▶ [THE EXERCISE]
In the entries below, print exactly the lines from the first through the one with "import plotly.graph_objects as go", both included, and none of the pictures.

>> BEGIN

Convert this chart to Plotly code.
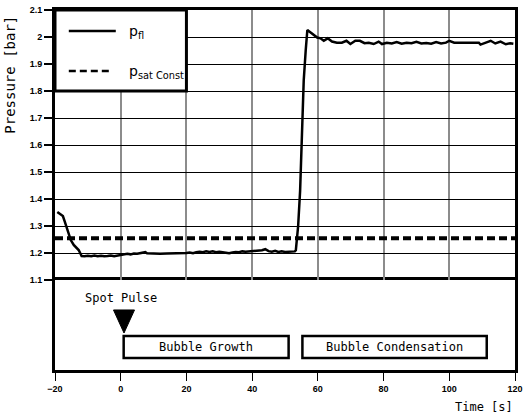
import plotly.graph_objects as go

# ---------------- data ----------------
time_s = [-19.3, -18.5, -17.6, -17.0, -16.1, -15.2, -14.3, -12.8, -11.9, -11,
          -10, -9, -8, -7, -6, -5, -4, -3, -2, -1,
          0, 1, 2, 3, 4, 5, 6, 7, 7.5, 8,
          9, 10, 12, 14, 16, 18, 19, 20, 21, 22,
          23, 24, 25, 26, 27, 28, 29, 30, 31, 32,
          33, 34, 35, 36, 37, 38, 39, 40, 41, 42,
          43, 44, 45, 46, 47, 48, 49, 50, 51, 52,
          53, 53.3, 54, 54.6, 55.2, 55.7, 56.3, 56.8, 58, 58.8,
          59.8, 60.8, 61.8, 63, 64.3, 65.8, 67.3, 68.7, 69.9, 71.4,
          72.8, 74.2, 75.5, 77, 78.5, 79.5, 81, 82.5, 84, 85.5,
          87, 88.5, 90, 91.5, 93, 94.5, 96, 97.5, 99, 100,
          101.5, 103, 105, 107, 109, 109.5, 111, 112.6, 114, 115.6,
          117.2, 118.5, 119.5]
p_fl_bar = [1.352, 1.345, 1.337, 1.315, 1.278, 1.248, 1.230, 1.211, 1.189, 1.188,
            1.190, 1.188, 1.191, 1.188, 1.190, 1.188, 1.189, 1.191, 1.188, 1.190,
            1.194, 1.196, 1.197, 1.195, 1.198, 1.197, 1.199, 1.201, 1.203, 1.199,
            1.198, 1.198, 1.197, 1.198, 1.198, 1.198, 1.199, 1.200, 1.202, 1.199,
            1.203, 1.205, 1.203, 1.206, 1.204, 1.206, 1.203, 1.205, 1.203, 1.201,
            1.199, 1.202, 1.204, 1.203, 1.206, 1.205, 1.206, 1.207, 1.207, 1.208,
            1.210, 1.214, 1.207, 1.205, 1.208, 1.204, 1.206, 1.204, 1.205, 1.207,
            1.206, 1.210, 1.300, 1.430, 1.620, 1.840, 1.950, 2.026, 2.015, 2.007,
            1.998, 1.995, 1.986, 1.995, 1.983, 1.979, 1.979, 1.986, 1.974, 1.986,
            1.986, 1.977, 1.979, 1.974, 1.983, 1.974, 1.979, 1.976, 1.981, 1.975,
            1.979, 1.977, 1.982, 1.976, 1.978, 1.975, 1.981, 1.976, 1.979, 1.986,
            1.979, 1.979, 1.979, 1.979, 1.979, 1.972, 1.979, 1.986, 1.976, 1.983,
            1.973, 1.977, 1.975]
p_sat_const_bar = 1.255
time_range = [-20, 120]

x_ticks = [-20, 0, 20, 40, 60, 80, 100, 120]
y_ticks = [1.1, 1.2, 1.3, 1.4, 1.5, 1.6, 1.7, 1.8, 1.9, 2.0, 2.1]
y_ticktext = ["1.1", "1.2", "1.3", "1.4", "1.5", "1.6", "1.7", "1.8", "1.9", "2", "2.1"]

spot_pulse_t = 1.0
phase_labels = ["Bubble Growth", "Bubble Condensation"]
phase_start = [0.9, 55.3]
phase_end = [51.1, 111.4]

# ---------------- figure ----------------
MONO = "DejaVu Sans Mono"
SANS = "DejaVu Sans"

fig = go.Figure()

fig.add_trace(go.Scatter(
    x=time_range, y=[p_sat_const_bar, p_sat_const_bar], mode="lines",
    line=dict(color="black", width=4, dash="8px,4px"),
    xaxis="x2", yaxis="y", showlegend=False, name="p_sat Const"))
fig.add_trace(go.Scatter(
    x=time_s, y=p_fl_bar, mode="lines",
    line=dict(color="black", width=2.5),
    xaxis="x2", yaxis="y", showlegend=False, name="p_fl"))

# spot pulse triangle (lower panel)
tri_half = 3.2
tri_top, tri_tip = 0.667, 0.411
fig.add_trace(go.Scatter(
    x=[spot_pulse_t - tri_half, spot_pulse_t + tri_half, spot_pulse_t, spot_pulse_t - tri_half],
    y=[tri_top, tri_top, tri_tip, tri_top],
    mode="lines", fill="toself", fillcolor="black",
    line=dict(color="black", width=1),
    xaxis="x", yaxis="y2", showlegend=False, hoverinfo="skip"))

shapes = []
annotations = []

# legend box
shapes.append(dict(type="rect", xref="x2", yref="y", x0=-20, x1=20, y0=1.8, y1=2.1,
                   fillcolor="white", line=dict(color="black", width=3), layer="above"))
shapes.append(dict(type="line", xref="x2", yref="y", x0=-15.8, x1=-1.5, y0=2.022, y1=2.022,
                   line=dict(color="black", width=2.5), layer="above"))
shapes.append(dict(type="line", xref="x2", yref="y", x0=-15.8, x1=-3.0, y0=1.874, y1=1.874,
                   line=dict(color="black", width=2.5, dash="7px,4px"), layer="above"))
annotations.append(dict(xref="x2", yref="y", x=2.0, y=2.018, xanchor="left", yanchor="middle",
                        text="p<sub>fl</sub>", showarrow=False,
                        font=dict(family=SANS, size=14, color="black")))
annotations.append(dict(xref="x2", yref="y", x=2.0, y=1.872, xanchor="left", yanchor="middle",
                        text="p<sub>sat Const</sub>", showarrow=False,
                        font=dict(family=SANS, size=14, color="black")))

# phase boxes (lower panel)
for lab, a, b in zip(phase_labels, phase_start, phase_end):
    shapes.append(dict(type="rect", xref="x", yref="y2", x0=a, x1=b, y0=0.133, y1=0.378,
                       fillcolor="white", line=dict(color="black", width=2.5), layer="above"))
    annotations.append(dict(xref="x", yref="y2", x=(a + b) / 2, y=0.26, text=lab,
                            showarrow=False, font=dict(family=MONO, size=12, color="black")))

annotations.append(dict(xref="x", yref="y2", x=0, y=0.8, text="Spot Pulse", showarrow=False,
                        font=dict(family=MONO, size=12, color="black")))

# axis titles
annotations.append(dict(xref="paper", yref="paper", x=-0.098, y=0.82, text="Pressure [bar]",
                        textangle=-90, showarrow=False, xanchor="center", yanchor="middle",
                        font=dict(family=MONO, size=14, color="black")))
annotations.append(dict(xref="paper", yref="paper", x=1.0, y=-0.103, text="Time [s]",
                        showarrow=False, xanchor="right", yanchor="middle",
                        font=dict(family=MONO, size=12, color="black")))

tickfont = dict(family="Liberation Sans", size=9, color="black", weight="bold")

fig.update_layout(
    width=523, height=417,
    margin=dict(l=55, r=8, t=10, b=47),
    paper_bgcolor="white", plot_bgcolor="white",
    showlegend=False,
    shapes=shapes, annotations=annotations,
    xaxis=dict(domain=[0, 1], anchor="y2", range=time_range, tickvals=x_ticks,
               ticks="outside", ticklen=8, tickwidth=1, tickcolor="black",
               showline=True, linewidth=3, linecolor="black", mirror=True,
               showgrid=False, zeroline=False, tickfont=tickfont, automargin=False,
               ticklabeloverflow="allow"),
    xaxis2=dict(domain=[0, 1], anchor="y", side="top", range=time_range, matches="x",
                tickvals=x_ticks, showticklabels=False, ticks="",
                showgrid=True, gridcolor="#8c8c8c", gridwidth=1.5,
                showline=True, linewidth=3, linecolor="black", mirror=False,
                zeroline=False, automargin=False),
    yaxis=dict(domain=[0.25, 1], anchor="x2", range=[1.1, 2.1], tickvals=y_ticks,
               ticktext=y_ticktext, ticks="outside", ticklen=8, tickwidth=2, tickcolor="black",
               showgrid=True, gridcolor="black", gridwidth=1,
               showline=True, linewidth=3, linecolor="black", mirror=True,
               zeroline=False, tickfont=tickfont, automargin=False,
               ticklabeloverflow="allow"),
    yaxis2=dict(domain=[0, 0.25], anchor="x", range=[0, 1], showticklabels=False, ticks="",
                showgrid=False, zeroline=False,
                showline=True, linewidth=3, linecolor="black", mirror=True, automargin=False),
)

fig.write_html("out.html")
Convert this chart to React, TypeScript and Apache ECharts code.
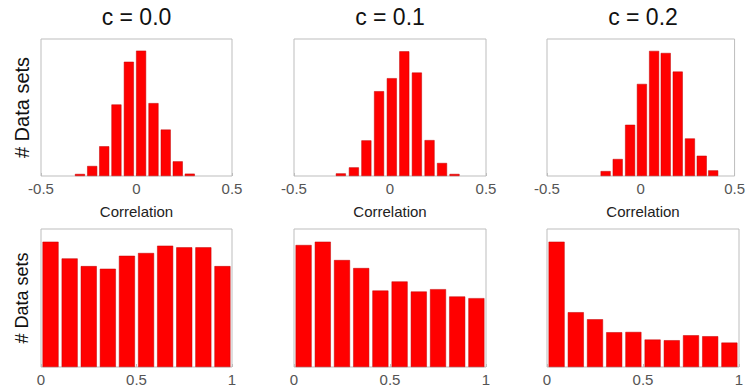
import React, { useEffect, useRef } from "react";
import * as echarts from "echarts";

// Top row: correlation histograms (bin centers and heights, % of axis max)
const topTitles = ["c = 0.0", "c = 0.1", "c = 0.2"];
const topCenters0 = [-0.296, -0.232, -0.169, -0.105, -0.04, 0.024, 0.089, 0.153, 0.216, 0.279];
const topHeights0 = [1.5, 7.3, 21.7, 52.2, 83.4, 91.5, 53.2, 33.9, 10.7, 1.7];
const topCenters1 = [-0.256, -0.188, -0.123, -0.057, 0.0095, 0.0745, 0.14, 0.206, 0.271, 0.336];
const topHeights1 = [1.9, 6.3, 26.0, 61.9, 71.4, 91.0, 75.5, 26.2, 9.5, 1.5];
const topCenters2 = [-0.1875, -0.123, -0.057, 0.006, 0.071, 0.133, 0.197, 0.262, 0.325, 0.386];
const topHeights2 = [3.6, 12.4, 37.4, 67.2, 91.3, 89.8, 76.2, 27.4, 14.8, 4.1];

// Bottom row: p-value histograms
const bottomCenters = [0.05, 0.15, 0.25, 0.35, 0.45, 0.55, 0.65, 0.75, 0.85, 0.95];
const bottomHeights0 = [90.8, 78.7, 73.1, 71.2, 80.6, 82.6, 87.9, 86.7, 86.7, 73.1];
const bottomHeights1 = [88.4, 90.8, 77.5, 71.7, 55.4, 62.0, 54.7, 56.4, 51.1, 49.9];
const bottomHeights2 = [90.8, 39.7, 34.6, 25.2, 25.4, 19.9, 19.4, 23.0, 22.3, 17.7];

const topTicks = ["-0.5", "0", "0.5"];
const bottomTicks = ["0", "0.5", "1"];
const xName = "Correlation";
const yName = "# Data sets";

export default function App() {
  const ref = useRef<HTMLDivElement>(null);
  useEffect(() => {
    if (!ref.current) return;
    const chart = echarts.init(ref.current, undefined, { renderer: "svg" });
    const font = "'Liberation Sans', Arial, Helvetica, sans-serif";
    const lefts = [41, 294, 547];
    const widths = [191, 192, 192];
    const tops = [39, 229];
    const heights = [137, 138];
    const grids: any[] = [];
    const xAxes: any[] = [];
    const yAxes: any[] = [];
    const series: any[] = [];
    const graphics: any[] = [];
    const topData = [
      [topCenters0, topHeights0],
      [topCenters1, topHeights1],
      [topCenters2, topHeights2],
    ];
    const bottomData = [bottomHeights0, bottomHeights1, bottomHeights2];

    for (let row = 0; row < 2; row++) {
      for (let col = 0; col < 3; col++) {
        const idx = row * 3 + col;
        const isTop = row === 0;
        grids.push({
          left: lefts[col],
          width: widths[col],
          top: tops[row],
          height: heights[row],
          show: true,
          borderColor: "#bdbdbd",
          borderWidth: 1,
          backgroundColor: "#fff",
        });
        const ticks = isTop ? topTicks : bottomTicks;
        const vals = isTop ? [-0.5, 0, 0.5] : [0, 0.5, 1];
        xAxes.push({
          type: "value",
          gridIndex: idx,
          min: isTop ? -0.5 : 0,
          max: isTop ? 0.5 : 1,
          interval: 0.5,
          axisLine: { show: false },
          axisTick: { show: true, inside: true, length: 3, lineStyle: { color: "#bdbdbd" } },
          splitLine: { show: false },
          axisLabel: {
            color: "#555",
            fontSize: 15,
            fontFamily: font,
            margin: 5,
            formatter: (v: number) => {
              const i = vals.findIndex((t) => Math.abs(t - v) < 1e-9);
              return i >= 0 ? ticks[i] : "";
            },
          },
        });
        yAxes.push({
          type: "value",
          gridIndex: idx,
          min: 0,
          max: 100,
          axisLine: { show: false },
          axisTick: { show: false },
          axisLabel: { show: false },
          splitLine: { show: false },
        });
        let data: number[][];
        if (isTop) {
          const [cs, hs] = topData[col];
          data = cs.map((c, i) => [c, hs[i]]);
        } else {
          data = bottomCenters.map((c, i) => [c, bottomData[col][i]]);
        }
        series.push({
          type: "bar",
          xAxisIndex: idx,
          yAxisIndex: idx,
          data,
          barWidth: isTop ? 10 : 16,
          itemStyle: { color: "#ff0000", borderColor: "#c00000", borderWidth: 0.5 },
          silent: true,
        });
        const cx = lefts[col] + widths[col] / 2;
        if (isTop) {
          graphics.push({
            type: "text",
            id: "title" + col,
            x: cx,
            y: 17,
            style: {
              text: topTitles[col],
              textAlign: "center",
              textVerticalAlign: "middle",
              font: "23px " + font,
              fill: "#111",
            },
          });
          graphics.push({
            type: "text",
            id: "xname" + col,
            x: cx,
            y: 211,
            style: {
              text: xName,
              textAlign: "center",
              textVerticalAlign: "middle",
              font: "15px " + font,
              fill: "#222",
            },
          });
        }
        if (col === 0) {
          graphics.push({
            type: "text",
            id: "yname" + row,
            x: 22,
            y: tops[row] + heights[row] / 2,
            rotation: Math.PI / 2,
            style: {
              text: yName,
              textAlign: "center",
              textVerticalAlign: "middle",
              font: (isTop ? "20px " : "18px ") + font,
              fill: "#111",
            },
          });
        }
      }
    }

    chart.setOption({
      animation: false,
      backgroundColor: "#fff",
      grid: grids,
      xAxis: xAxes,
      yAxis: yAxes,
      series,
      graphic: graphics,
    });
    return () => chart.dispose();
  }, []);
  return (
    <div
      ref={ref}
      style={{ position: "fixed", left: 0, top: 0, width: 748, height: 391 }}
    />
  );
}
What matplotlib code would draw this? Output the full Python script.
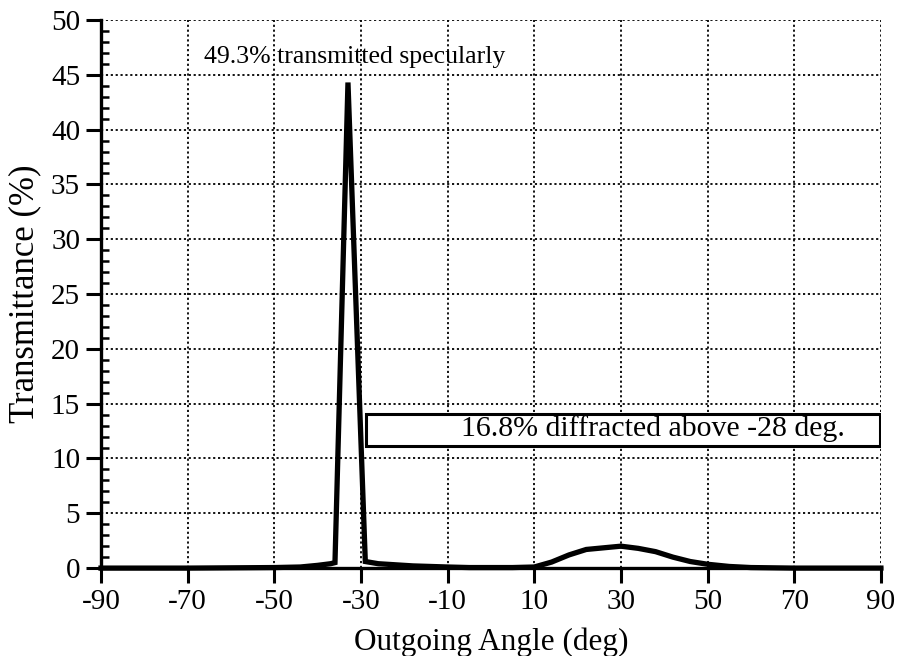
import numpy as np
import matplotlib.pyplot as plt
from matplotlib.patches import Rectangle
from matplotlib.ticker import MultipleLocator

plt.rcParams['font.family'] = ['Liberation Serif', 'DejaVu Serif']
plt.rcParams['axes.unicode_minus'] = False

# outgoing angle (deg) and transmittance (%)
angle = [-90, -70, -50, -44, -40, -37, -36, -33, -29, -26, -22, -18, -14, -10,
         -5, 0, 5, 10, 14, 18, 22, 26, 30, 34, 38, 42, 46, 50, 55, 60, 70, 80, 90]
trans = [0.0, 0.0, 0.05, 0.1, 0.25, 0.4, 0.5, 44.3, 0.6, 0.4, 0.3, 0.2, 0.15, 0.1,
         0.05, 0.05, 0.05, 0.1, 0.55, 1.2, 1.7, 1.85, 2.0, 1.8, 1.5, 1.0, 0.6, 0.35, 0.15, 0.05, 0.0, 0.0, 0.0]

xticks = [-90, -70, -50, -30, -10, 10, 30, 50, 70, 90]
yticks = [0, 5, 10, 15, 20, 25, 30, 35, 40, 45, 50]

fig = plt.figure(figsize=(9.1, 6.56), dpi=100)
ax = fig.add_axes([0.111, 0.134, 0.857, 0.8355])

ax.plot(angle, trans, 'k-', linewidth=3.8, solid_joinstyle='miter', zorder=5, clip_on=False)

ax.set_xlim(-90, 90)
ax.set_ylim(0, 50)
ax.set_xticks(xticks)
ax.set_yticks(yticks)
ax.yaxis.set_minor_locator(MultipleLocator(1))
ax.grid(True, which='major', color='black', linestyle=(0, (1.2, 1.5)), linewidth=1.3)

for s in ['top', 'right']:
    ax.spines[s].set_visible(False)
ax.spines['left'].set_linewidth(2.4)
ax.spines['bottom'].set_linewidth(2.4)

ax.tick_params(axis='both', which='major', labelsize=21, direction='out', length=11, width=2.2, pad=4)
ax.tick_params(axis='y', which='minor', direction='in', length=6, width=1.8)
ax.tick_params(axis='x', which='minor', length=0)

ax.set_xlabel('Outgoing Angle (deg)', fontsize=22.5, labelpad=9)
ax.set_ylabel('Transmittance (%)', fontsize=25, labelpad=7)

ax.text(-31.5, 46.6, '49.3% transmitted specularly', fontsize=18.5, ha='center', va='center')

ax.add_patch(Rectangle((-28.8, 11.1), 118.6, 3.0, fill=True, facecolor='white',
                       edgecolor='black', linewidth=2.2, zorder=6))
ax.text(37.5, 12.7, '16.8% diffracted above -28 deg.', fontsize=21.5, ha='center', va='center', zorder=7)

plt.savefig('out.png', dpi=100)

>> END

▶ [COMPLETED TASK]
Convert this chart to Plotly code.
import plotly.graph_objects as go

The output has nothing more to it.